Nous avons aussi fait partie des acteurs qui ont travaillé sur le premier entrepôt neutre en carbone au monde pour Prologis et son client final, Monoprix à Moissy-Cramayel. Sur ce bâtiment, nous enregistrons une diminution de la consommation énergétique de 60% et une réduction des émissions de CO2 de la fonction thermique de 70 %. Pour atteindre la neutralité carbone, ce bâtiment a été construit avec du ciment bas carbone et bénéficie d’un système de compensation.
Pour la mairie de Roubaix, nous allons équiper 430 bâtiments municipaux de systèmes de conduite continue semi-automatisée avec de l’IA et du Machine Learning afin de réduire la consommation énergétique, mais également les émissions de CO2 de près de 25 %. En Bretagne, pour le bailleur Inolya, nous avons équipé des logements collectifs.

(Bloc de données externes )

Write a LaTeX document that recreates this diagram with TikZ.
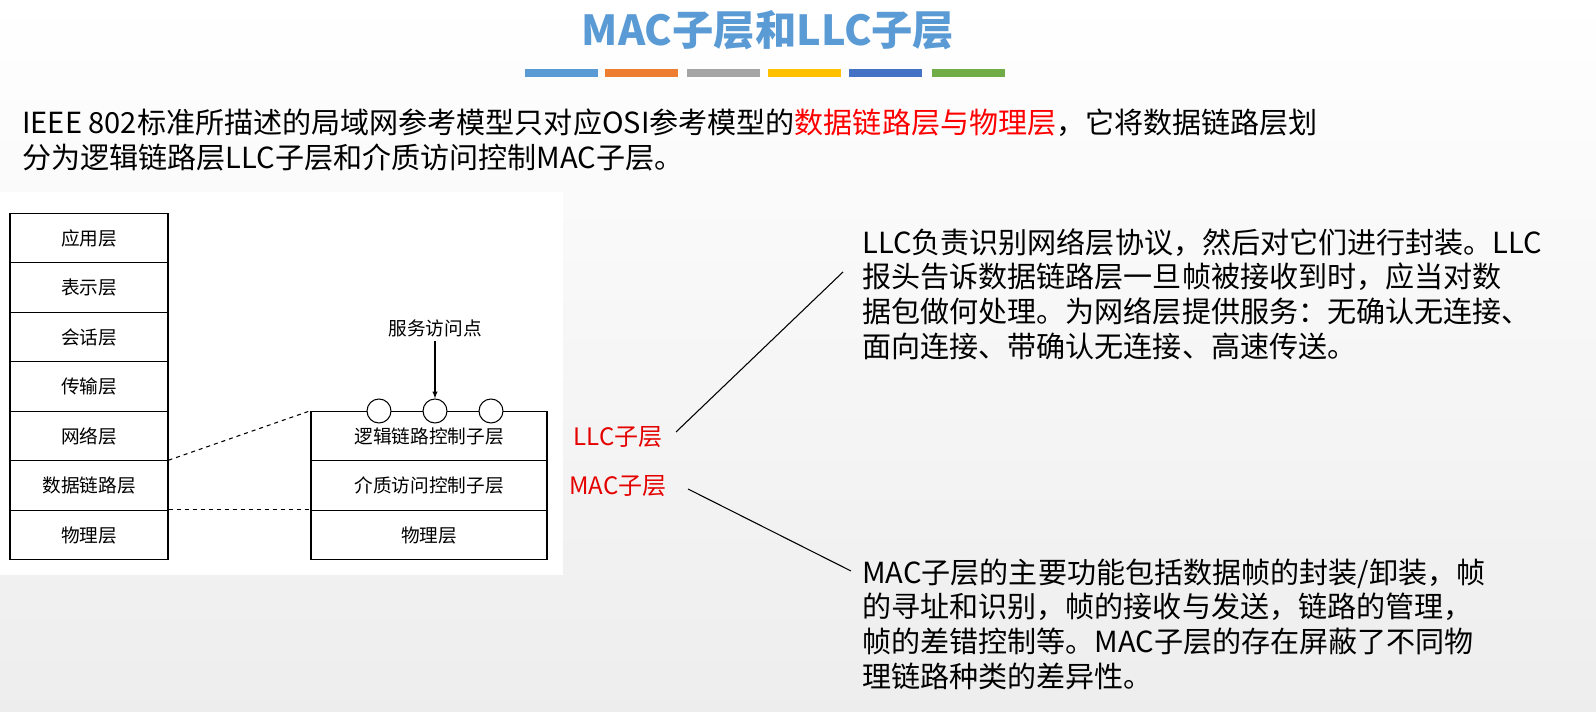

Enfin, pour l’opérateur Icade, nous sommes aussi intervenus sur le système de smart grid thermique de l’écoquartier Les Portes de Paris.
Alors que la transition énergétique et environnementale s’accélère, quels sont vos enjeux ?
Nous avons un enjeu du conduite de changement afin que les clients adoptent ces nouvelles technologies. Sur un plan plus opérationnel, nous avons aussi un enjeu industriel pour accompagner une demande en hausse dans un contexte où la France vise la neutralité carbone à horizon 2050. Pour relever l’ensemble de ces défis et accompagner nos clients, nous avons aussi un enjeu humain lié au recrutement : avant la pandémie, nous étions 50 personnes et depuis la fin de la crise sanitaire, nous avons recruté 100 personnes. Nous prévoyons d’en recruter encore 100 sur le court terme.